**Exercise materials:**
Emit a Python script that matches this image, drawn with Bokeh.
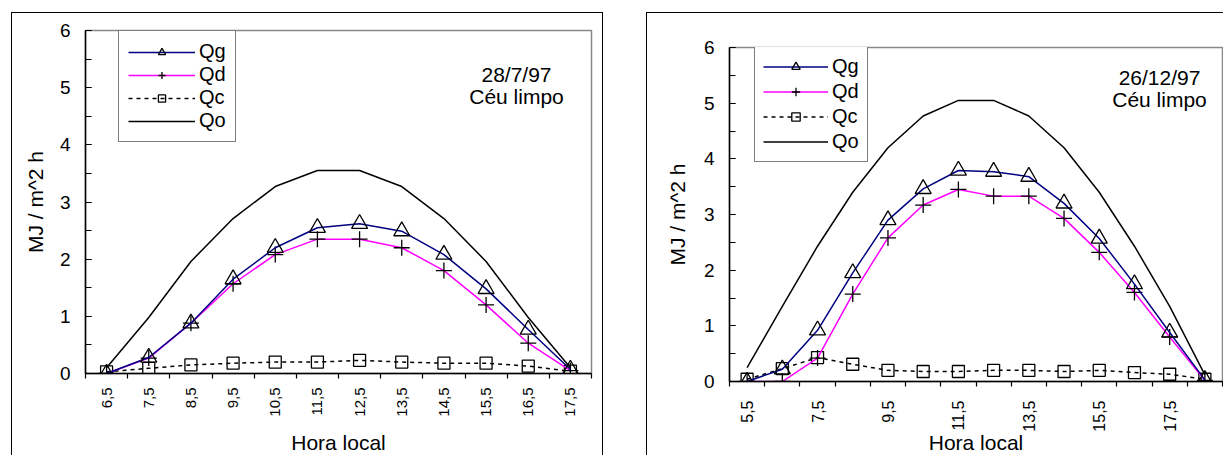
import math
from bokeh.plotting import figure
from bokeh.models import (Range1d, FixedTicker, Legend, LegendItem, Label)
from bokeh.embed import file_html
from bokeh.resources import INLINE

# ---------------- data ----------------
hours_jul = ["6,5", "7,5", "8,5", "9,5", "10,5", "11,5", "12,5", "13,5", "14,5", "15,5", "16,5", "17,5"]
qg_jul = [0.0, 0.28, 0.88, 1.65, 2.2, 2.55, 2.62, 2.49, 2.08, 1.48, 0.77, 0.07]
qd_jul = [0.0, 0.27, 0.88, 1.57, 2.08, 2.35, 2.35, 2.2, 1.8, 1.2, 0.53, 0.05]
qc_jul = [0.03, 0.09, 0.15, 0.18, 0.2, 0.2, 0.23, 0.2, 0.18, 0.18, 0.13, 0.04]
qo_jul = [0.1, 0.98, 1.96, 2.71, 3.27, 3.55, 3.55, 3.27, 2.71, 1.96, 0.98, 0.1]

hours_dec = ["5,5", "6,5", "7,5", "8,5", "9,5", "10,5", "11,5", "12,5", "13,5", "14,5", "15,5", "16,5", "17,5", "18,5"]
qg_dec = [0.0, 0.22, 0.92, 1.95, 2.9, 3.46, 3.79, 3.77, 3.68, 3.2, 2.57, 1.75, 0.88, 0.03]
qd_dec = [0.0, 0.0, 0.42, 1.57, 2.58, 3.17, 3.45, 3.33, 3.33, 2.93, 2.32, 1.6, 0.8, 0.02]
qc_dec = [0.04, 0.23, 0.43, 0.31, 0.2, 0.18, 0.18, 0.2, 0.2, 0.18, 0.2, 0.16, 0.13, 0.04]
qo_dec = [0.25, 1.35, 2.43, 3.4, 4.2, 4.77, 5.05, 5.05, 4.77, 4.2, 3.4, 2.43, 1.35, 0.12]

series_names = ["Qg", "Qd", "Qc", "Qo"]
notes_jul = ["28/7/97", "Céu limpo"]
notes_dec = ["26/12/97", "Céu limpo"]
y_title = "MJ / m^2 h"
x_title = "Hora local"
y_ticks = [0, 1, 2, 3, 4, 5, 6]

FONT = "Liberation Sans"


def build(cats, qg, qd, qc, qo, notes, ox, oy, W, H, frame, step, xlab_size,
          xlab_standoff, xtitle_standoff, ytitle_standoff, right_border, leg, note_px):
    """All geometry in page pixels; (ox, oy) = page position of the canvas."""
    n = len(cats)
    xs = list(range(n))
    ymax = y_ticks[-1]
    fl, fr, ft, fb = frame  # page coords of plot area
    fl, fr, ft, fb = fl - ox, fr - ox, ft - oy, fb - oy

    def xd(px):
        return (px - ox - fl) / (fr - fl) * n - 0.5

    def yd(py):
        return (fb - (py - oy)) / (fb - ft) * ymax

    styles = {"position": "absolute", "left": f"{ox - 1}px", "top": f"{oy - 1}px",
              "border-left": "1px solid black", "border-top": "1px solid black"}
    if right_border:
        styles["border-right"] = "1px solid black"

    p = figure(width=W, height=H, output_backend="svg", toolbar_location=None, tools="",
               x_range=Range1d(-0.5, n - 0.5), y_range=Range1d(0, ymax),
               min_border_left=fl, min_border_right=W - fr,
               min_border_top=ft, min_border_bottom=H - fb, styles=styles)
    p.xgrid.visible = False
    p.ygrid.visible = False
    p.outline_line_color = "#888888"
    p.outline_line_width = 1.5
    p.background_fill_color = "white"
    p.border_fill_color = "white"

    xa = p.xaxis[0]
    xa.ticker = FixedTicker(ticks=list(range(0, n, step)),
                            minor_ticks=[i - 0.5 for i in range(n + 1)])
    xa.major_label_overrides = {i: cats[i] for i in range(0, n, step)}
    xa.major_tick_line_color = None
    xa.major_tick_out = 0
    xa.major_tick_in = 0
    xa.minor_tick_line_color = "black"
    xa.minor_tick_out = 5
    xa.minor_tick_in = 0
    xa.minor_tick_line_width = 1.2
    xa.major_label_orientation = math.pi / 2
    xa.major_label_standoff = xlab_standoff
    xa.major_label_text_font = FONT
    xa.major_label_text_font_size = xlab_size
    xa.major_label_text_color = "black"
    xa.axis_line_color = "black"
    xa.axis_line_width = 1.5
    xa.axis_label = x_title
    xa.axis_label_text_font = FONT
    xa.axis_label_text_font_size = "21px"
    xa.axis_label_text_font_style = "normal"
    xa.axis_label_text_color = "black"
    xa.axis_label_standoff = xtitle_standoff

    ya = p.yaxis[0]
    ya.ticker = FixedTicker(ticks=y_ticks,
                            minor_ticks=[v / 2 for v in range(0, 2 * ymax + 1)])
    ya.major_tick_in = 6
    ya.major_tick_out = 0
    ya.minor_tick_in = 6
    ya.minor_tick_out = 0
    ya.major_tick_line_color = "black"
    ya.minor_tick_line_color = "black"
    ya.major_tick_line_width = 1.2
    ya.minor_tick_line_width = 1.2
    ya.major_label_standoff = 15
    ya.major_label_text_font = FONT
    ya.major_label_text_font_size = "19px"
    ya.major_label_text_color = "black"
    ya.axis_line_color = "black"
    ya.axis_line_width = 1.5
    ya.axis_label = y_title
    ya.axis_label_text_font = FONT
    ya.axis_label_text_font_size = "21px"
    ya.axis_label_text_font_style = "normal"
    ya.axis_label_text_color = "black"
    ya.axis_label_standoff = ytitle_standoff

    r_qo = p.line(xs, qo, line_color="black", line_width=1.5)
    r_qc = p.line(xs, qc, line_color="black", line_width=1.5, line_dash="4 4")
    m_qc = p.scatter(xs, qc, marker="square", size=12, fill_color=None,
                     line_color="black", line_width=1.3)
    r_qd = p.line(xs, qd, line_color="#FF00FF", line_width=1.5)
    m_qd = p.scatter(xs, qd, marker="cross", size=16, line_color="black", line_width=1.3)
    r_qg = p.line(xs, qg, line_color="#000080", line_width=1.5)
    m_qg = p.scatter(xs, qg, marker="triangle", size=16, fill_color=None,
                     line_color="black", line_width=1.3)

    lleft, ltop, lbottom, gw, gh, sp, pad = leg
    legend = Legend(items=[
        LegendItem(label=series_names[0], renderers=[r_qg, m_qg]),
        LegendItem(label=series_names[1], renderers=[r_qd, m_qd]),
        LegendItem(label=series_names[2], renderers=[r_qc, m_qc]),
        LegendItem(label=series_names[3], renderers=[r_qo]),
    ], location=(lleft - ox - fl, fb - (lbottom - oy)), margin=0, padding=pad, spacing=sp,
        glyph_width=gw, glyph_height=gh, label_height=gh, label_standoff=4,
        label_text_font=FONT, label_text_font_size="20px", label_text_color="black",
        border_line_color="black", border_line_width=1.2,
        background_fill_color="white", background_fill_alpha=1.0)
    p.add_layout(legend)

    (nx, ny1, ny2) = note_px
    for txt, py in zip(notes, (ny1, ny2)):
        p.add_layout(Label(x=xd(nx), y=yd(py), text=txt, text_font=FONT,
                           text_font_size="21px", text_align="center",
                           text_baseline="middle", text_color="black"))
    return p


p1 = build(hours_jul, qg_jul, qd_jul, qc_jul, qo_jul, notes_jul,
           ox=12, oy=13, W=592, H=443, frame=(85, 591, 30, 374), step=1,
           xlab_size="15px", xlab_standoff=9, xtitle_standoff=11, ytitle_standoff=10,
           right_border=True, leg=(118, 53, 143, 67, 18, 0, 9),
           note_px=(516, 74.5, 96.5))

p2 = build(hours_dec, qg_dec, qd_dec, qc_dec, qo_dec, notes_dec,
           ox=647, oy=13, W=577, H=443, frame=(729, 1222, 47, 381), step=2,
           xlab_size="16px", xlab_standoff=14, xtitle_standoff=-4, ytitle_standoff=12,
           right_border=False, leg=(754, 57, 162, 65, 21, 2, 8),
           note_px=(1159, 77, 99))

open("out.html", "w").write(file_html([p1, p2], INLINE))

--

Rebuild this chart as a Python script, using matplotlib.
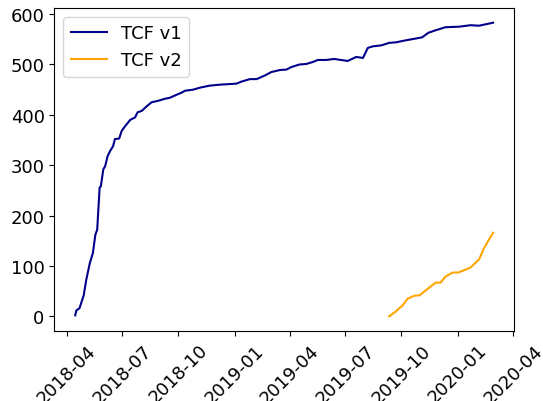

* * *

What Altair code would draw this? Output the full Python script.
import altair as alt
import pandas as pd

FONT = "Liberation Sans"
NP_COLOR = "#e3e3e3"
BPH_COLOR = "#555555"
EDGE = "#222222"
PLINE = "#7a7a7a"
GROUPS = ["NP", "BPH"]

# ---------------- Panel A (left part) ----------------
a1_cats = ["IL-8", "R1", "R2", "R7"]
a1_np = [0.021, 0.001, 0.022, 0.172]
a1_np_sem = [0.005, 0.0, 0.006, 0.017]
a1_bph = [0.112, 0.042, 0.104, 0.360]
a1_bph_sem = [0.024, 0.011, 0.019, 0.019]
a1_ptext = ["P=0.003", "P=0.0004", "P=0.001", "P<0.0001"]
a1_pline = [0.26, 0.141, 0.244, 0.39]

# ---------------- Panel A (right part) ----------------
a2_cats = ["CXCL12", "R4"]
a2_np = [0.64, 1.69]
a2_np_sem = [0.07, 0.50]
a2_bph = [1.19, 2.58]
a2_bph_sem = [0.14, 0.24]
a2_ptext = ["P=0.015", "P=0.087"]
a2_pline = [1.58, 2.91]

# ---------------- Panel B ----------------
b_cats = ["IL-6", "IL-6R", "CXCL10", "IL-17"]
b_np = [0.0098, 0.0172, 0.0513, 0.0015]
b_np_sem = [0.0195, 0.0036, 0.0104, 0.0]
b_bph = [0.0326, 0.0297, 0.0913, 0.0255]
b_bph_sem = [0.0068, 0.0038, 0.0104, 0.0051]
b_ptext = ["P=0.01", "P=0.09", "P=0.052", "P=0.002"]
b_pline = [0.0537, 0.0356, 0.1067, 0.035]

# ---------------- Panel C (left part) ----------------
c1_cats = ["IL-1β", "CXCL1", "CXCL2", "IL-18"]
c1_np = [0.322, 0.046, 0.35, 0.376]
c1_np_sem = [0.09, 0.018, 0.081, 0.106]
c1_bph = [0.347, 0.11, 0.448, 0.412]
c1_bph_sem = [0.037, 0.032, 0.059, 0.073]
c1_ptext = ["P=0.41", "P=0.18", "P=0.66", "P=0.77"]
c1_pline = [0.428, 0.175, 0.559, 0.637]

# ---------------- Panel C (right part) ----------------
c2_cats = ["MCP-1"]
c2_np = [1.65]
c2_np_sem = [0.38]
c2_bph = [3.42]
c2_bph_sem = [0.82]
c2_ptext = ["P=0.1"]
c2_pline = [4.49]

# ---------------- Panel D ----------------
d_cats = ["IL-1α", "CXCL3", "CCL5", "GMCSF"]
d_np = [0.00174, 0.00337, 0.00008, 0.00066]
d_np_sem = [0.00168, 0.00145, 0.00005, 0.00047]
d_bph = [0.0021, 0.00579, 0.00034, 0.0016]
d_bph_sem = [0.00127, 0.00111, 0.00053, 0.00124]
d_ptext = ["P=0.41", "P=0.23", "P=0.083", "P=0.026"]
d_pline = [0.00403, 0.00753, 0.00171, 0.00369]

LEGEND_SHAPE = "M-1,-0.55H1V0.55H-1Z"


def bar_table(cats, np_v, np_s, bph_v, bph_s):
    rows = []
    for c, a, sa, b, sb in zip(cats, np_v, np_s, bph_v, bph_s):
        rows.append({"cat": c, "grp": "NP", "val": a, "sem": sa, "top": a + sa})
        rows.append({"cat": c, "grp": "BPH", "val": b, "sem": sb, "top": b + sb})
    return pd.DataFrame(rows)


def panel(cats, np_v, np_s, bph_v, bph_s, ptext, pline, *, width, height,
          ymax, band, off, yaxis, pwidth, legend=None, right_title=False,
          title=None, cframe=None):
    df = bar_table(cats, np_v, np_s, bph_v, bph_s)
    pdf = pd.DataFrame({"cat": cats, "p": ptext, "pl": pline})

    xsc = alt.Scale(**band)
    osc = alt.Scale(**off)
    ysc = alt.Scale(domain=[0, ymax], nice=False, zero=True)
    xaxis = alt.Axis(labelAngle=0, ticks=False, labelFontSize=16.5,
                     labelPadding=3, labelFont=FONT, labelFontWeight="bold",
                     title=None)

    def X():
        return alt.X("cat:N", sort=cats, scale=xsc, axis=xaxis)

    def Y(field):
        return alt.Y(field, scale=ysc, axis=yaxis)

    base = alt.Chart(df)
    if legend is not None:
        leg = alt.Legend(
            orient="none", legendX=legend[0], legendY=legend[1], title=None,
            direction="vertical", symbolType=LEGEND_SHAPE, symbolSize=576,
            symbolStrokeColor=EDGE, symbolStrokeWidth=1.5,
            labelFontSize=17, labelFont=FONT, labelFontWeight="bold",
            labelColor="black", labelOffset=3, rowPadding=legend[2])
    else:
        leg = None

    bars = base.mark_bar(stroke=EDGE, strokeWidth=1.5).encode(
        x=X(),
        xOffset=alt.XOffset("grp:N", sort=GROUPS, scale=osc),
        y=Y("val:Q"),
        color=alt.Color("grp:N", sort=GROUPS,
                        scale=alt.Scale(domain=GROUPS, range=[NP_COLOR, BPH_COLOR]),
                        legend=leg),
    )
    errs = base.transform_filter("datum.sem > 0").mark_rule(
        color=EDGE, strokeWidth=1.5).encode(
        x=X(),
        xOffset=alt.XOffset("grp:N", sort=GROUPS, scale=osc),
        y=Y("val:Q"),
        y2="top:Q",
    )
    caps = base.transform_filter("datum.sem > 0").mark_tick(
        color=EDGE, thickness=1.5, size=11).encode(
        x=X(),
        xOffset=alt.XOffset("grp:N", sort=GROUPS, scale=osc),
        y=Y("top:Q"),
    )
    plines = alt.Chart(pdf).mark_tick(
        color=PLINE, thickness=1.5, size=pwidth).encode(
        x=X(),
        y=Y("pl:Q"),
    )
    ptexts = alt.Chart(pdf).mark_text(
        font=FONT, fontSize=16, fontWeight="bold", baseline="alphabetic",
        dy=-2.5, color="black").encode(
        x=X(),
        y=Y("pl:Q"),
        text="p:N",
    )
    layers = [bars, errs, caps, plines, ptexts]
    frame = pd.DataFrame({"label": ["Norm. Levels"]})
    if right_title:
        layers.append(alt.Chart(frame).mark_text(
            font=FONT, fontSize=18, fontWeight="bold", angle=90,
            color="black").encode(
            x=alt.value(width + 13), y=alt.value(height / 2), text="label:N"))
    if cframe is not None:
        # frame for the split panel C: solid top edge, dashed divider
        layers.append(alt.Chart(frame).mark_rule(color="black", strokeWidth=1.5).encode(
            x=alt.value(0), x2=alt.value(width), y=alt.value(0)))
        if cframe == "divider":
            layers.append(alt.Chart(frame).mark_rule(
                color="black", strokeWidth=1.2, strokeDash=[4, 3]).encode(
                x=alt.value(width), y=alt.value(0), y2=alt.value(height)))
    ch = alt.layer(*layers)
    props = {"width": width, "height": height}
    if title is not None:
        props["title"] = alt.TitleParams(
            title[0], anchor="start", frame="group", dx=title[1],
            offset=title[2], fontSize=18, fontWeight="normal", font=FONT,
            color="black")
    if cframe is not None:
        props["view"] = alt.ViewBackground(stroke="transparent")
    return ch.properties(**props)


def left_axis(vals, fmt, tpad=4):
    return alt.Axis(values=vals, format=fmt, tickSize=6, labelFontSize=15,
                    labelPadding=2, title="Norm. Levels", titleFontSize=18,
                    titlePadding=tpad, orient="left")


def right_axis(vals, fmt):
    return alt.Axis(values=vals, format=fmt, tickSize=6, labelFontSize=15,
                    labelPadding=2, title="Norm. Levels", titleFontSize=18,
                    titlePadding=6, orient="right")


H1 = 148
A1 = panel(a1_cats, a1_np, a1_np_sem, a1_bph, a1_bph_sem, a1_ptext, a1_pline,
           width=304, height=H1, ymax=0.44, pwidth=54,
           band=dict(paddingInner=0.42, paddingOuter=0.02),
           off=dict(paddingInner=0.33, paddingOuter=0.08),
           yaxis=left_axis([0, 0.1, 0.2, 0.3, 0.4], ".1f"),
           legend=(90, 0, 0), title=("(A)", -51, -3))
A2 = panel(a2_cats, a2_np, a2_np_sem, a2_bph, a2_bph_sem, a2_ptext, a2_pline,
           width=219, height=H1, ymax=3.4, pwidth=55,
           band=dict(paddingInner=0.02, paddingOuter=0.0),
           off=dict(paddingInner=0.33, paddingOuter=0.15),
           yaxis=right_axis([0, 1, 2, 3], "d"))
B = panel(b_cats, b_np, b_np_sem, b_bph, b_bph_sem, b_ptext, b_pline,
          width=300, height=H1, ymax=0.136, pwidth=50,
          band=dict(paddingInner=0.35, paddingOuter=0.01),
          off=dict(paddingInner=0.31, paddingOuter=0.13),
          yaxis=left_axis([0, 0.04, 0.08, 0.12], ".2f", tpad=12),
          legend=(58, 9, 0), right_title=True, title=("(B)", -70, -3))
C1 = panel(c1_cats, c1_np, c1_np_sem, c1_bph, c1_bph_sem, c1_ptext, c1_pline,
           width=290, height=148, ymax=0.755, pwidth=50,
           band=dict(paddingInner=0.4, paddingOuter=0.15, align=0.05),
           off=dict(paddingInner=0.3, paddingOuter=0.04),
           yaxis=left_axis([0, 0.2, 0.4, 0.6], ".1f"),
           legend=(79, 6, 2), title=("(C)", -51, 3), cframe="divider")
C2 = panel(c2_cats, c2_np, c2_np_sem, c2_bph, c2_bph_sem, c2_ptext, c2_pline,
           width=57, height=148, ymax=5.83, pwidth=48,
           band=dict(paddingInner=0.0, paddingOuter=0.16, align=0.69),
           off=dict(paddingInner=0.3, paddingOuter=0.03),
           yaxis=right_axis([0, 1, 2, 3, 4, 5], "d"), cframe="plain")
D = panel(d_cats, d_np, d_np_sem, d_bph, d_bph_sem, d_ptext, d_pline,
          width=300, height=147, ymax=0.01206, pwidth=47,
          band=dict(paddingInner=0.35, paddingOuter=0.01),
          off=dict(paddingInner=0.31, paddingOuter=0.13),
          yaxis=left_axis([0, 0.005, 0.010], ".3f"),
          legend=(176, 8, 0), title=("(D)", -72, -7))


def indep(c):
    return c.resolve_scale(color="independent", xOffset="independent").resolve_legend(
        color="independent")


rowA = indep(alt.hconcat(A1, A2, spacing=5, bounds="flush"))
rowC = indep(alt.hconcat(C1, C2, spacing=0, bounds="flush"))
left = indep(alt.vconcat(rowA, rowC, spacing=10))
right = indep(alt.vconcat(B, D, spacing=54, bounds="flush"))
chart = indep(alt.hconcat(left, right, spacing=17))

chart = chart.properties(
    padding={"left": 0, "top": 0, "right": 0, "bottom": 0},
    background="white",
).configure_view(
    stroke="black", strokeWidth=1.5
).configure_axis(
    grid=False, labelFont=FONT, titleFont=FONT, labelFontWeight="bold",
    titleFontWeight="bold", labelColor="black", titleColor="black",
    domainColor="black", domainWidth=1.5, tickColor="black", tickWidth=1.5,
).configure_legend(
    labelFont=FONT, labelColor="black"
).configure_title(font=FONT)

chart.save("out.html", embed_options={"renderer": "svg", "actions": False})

**What the task requires:** What's needed is an exact copy of the records above from the line containing "Emit a Python" down to the line containing "from bokeh.resources import INLINE", both included, without any pictures.

**Worked answer:**
Emit a Python script that matches this image, drawn with Bokeh.
import math
from bokeh.plotting import figure
from bokeh.models import (Range1d, FixedTicker, Legend, LegendItem, Label)
from bokeh.embed import file_html
from bokeh.resources import INLINE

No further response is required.